[EXERCISE PROMPT]: Look through the data below. Pick out the lines holding the string "that".

===== SOURCE EXCERPT

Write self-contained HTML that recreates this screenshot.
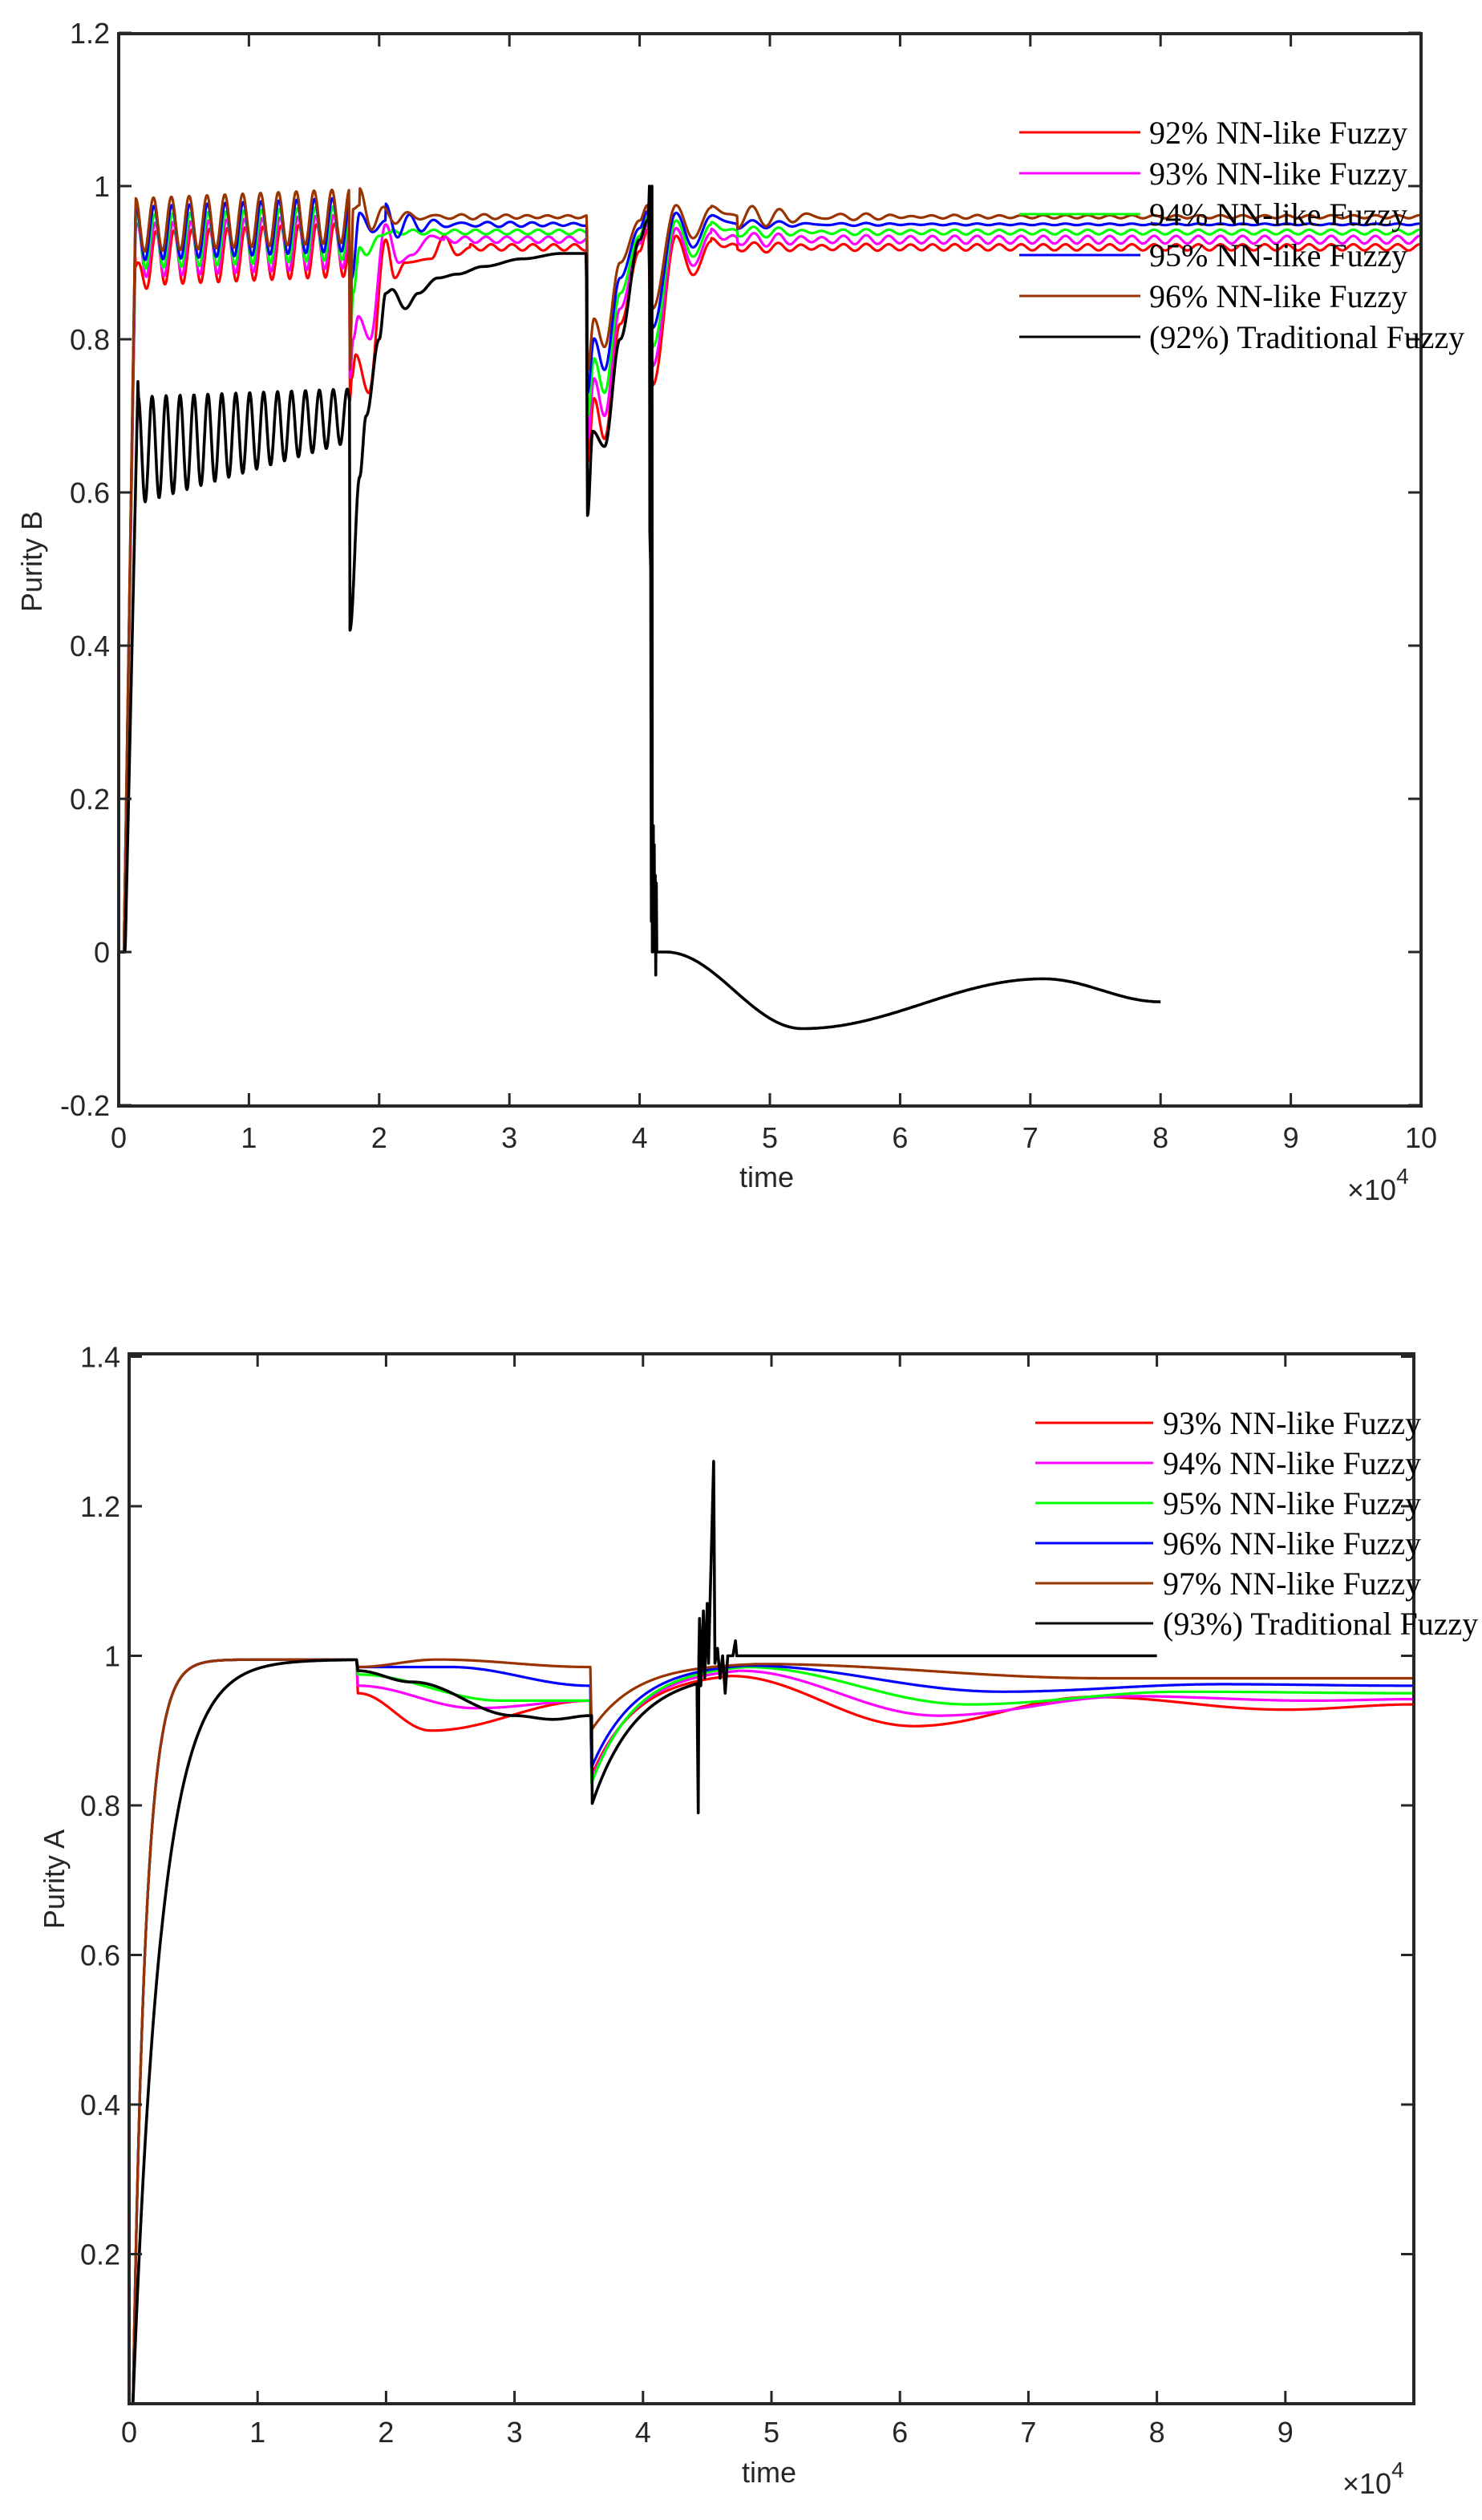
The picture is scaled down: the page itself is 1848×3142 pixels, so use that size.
<!DOCTYPE html>
<html><head><meta charset="utf-8"><style>
html,body{margin:0;padding:0;background:#fff}
svg{display:block}
text{font-family:"Liberation Sans",Arial,sans-serif;fill:#262626}
.lg{font-family:"Liberation Serif","Times New Roman",serif;font-size:40px;fill:#000}
</style></head><body>
<svg id="s" width="1848" height="3142" viewBox="0 0 1848 3142" xmlns="http://www.w3.org/2000/svg">
<defs>
<clipPath id="c1"><rect x="148" y="42" width="1624" height="1337"/></clipPath>
<clipPath id="c2"><rect x="161" y="1688" width="1602" height="1309"/></clipPath>
</defs>
<g id="plots"></g>
<g id="axes"></g>
<text x="956" y="1480" font-size="36" text-anchor="middle">time</text>
<text x="1680" y="1496" font-size="36">×10<tspan dy="-20" font-size="28">4</tspan></text>
<text transform="translate(52,700) rotate(-90)" font-size="36" text-anchor="middle">Purity B</text>
<text x="959" y="3095" font-size="36" text-anchor="middle">time</text>
<text x="1674" y="3109" font-size="36">×10<tspan dy="-20" font-size="28">4</tspan></text>
<text transform="translate(80,2343) rotate(-90)" font-size="36" text-anchor="middle">Purity A</text>
<g id="leg1">
<line x1="1271" y1="165" x2="1422" y2="165" stroke="#ff0000" stroke-width="3"/>
<line x1="1271" y1="216" x2="1422" y2="216" stroke="#ff00ff" stroke-width="3"/>
<line x1="1271" y1="267" x2="1422" y2="267" stroke="#00ff00" stroke-width="3"/>
<line x1="1271" y1="318" x2="1422" y2="318" stroke="#0000ff" stroke-width="3"/>
<line x1="1271" y1="369" x2="1422" y2="369" stroke="#993300" stroke-width="3"/>
<line x1="1271" y1="420" x2="1422" y2="420" stroke="#000" stroke-width="3"/>
<text class="lg" x="1433" y="179">92% NN-like Fuzzy</text>
<text class="lg" x="1433" y="230">93% NN-like Fuzzy</text>
<text class="lg" x="1433" y="281">94% NN-like Fuzzy</text>
<text class="lg" x="1433" y="332">95% NN-like Fuzzy</text>
<text class="lg" x="1433" y="383">96% NN-like Fuzzy</text>
<text class="lg" x="1433" y="434">(92%) Traditional Fuzzy</text>
</g>
<g id="leg2">
<line x1="1291" y1="1774" x2="1438" y2="1774" stroke="#ff0000" stroke-width="3"/>
<line x1="1291" y1="1824" x2="1438" y2="1824" stroke="#ff00ff" stroke-width="3"/>
<line x1="1291" y1="1874" x2="1438" y2="1874" stroke="#00ff00" stroke-width="3"/>
<line x1="1291" y1="1924" x2="1438" y2="1924" stroke="#0000ff" stroke-width="3"/>
<line x1="1291" y1="1974" x2="1438" y2="1974" stroke="#993300" stroke-width="3"/>
<line x1="1291" y1="2024" x2="1438" y2="2024" stroke="#000" stroke-width="3"/>
<text class="lg" x="1450" y="1788">93% NN-like Fuzzy</text>
<text class="lg" x="1450" y="1838">94% NN-like Fuzzy</text>
<text class="lg" x="1450" y="1888">95% NN-like Fuzzy</text>
<text class="lg" x="1450" y="1938">96% NN-like Fuzzy</text>
<text class="lg" x="1450" y="1988">97% NN-like Fuzzy</text>
<text class="lg" x="1450" y="2038">(93%) Traditional Fuzzy</text>
</g>
<g id="ticklabels"></g>
</svg>
<script>
(function(){
var NS="http://www.w3.org/2000/svg";
function el(n,a,p){var e=document.createElementNS(NS,n);for(var k in a)e.setAttribute(k,a[k]);p.appendChild(e);return e;}
function ci(keys,t){
 if(t<=keys[0][0])return keys[0][1];
 for(var i=1;i<keys.length;i++){if(t<=keys[i][0]){var t0=keys[i-1][0],v0=keys[i-1][1],t1=keys[i][0],v1=keys[i][1];var u=(t-t0)/(t1-t0);var w=(1-Math.cos(Math.PI*u))/2;return v0+(v1-v0)*w;}}
 return keys[keys.length-1][1];
}
var COL=["#ff0000","#ff00ff","#00ff00","#0000ff","#993300"];
var P=document.getElementById("plots"),A=document.getElementById("axes"),TL=document.getElementById("ticklabels");
function X1(t){return 148+162.4*t;} function Y1(v){return 232+(1-v)*955;}
function X2(t){return 161+160.2*t;} function Y2(v){return 2997-932.5*v;}
function path(fn,t0,t1,dt,X,Y,extra){var d="";var first=true;for(var t=t0;t<=t1+1e-9;t+=dt){var v=fn(t);d+=(first?"M":"L")+X(t).toFixed(1)+" "+Y(v).toFixed(1);first=false;}
 if(extra){for(var j=0;j<extra.length;j++)d+="L"+X(extra[j][0]).toFixed(1)+" "+Y(extra[j][1]).toFixed(1);}return d;}
function top(i){
 var d=4-i, L=0.92+0.01*i;
 var ph=[0.9,0.6,0.4,0.2,0][i];
 var Bk=[
  [[1.77,L],[1.775,0.72],[1.79,0.75],[1.82,0.78],[1.92,0.73],[2.05,0.93],[2.12,0.88],[2.2,0.90],[2.4,0.905],[2.5,0.935],[2.6,0.91],[2.7,0.92]],
  [[1.77,L],[1.775,0.75],[1.80,0.80],[1.84,0.83],[1.93,0.80],[2.05,0.95],[2.15,0.90],[2.25,0.91],[2.4,0.935],[2.5,0.93]],
  [[1.77,L],[1.775,0.78],[1.80,0.86],[1.85,0.92],[1.9,0.91],[2.0,0.935],[2.1,0.94]],
  [[1.77,L],[1.775,0.80],[1.79,0.88],[1.85,0.965],[1.95,0.94],[2.05,0.955]],
  [[1.77,L],[1.775,0.76],[1.80,0.97],[1.85,0.975]]][i];
 var Bend=Bk[Bk.length-1][0];
 var Ck=[[3.595,L],[3.60,0.76-0.03*d],[3.65,0.827-0.026*d],[3.73,0.79-0.03*d],[3.85,0.90-0.02*d],[4.0,0.955-0.01*d],[4.06,0.975-0.008*d],[4.1,0.84-0.025*d],[4.28,0.975-0.01*d],[4.41,0.932-0.012*d],[4.55,0.972-0.011*d]];
 return function(t){
  if(t<0.04)return 0;
  var m=0.905+0.011*i+0.012*(t-0.13)/1.64, Am=0.035;
  var osc=function(t){return m+Am*Math.cos(2*Math.PI*(t-0.13)/0.137-ph);};
  if(t<0.13){var e=osc(0.13);return e*(t-0.04)/0.09;}
  if(t<1.77){var v=osc(t); if(i==0&&t<0.3)v-=0.04*Math.exp(-(t-0.15)*(t-0.15)/0.002);return v;}
  if(t<Bend)return ci(Bk,t);
  if(t<3.595){var a=[0.004,0.004,0.003,0.002,0.002][i];var dec=(i>=3)?0.02*Math.exp(-(t-Bend)/0.35):0;
   var base=ci([[Bend,Bk[Bk.length-1][1]],[Bend+0.1,L]],t);return base+a*Math.cos(2*Math.PI*(t-Bend)/0.16)+dec*Math.cos(2*Math.PI*(t-Bend)/0.19);}
  if(t<4.55)return ci(Ck,t);
  var a2=[0.004,0.005,0.003,0.001,0.002][i];
  var dec2=[0.004,0.006,0.006,0.006,0.016][i]*Math.exp(-(t-4.75)/0.5);
  var base2=ci([[4.55,Ck[Ck.length-1][1]],[4.75,L]],t);
  return base2+(t<4.75?0:dec2*Math.cos(2*Math.PI*(t-4.75)/0.22+Math.PI))+a2*Math.cos(2*Math.PI*(t-4.55)/0.17);
 };
}
var g1=el("g",{"clip-path":"url(#c1)",fill:"none","stroke-linejoin":"round"},P);
for(var i=0;i<5;i++){el("path",{d:path(top(i),0,10,0.004,X1,Y1),stroke:COL[i],"stroke-width":3.2},g1);}
var bkB=[[1.775,0.42],[1.85,0.62],[1.9,0.70],[2.0,0.80],[2.05,0.86],[2.1,0.865],[2.2,0.84],[2.3,0.86],[2.45,0.88],[2.6,0.885],[2.8,0.895],[3.1,0.905],[3.4,0.912],[3.59,0.912],[3.6,0.57],[3.64,0.68],[3.73,0.66],[3.85,0.80],[4.0,0.93],[4.06,0.955],[4.07,0.96]];
function blackTop(t){
 if(t<0.05)return 0;
 if(t<0.15)return 0.76*(t-0.05)/0.1;
 if(t<1.77){var m=0.655+0.045*(t-0.15)/1.6;var a=0.07-0.035*(t-0.15)/1.6;return m+a*Math.cos(2*Math.PI*(t-0.15)/0.107);}
 if(t<1.775)return 0.72;
 return ci(bkB,t);
}
var spk=[[4.075,1.0],[4.078,0.55],[4.085,0.5],[4.09,0.04],[4.095,1.0],[4.097,0.0],[4.10,0.12],[4.105,0.165],[4.108,0.01],[4.112,0.14],[4.116,0.0],[4.12,0.1],[4.124,-0.03],[4.128,0.09],[4.132,0.0],[4.14,0.0]];
var tail=[[4.14,0.0],[4.2,0.0],[5.25,-0.10],[7.1,-0.035],[8.0,-0.065]];
var dB=path(blackTop,0,4.07,0.004,X1,Y1,spk);
for(var t=4.15;t<=8.0001;t+=0.01)dB+="L"+X1(t).toFixed(1)+" "+Y1(ci(tail,t)).toFixed(1);
el("path",{d:dB,stroke:"#000","stroke-width":3.6},g1);
// bottom
var bB=[
 [[1.77,0.995],[1.78,0.95],[2.35,0.90],[3.59,0.94],[3.6,0.84],[4.68,0.973],[6.11,0.906],[7.5,0.945],[9.0,0.928],[10,0.935]],
 [[1.77,0.995],[1.78,0.96],[2.7,0.93],[3.59,0.94],[3.6,0.835],[4.75,0.98],[6.3,0.92],[7.8,0.946],[9.2,0.94],[10,0.942]],
 [[1.77,0.995],[1.78,0.975],[2.9,0.94],[3.59,0.94],[3.6,0.83],[4.8,0.985],[6.54,0.935],[8.2,0.952],[10,0.95]],
 [[1.77,0.995],[1.78,0.985],[2.5,0.985],[3.59,0.96],[3.6,0.851],[4.8,0.987],[6.8,0.952],[8.5,0.962],[10,0.96]],
 [[1.77,0.995],[1.78,0.985],[2.4,0.995],[3.59,0.985],[3.6,0.901],[4.9,0.989],[7.6,0.97],[10,0.97]]];
function bot(i){var k=bB[i];var vmin=k[4][1],tp=k[5][0],vp=k[5][1],tau=0.35;var den=1-Math.exp(-(tp-3.6)/tau);
 return function(t){if(t<1.77)return 0.995*(1-Math.exp(-Math.max(0,t-0.03)/0.1));
  if(t>3.6&&t<tp){return vmin+(vp-vmin)*(1-Math.exp(-(t-3.6)/tau))/den;}
  return ci(k,t);};}
var g2=el("g",{"clip-path":"url(#c2)",fill:"none","stroke-linejoin":"round"},P);
for(var i=0;i<5;i++){el("path",{d:path(bot(i),0,10,0.005,X2,Y2),stroke:COL[i],"stroke-width":3.2},g2);}
var bkk=[[1.77,0.995],[1.78,0.98],[2.2,0.965],[3.0,0.92],[3.3,0.915],[3.59,0.92]];
function blackBot(t){if(t<1.77)return 0.995*(1-Math.exp(-Math.max(0,t-0.03)/0.22));
 if(t>=3.6)return 0.80+0.18*(1-Math.exp(-(t-3.6)/0.35));
 return ci(bkk,t);}
var sp2=[[4.43,0.79],[4.435,1.0],[4.44,1.05],[4.45,0.96],[4.47,1.06],[4.48,0.97],[4.5,1.07],[4.51,0.99],[4.55,1.26],[4.56,0.99],[4.58,1.01],[4.6,0.97],[4.62,1.0],[4.64,0.95],[4.66,1.0],[4.7,1.0],[4.72,1.02],[4.73,1.0],[8.0,1.0]];
el("path",{d:path(blackBot,0,4.42,0.005,X2,Y2,sp2),stroke:"#000","stroke-width":3.6},g2);
// axes
el("rect",{x:148,y:42,width:1624,height:1337,stroke:"#262626","stroke-width":4,fill:"none"},A);
el("rect",{x:161,y:1688,width:1602,height:1309,stroke:"#262626","stroke-width":4,fill:"none"},A);
var td="";
for(var k=0;k<=10;k++){var x=X1(k);td+="M"+x+" 1379V1363M"+x+" 42V58";
 el("text",{x:x,y:1431,"font-size":36,"text-anchor":"middle"},TL).textContent=String(k);}
for(var k=-1;k<=6;k++){var v=k*0.2,y=Y1(v);td+="M148 "+y+"H164M1772 "+y+"H1756";
 var s=(Math.abs(v)<1e-9)?"0":(Math.abs(v-1)<1e-9?"1":v.toFixed(1));
 el("text",{x:137,y:y+13,"font-size":36,"text-anchor":"end"},TL).textContent=s;}
for(var k=0;k<=9;k++){var x=X2(k);td+="M"+x+" 2997V2981M"+x+" 1688V1704";
 el("text",{x:x,y:3045,"font-size":36,"text-anchor":"middle"},TL).textContent=String(k);}
for(var k=1;k<=7;k++){var v=k*0.2,y=Y2(v);td+="M161 "+y+"H177M1763 "+y+"H1747";
 var s=(Math.abs(v-1)<1e-9)?"1":v.toFixed(1);
 el("text",{x:150,y:y+13,"font-size":36,"text-anchor":"end"},TL).textContent=s;}
el("path",{d:td,stroke:"#262626","stroke-width":3,fill:"none"},A);
})();
</script>
</body></html>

==========

[WRITTEN ANSWER]:
Write self-contained HTML that recreates this screenshot.
The picture is scaled down: the page itself is 1848×3142 pixels, so use that size.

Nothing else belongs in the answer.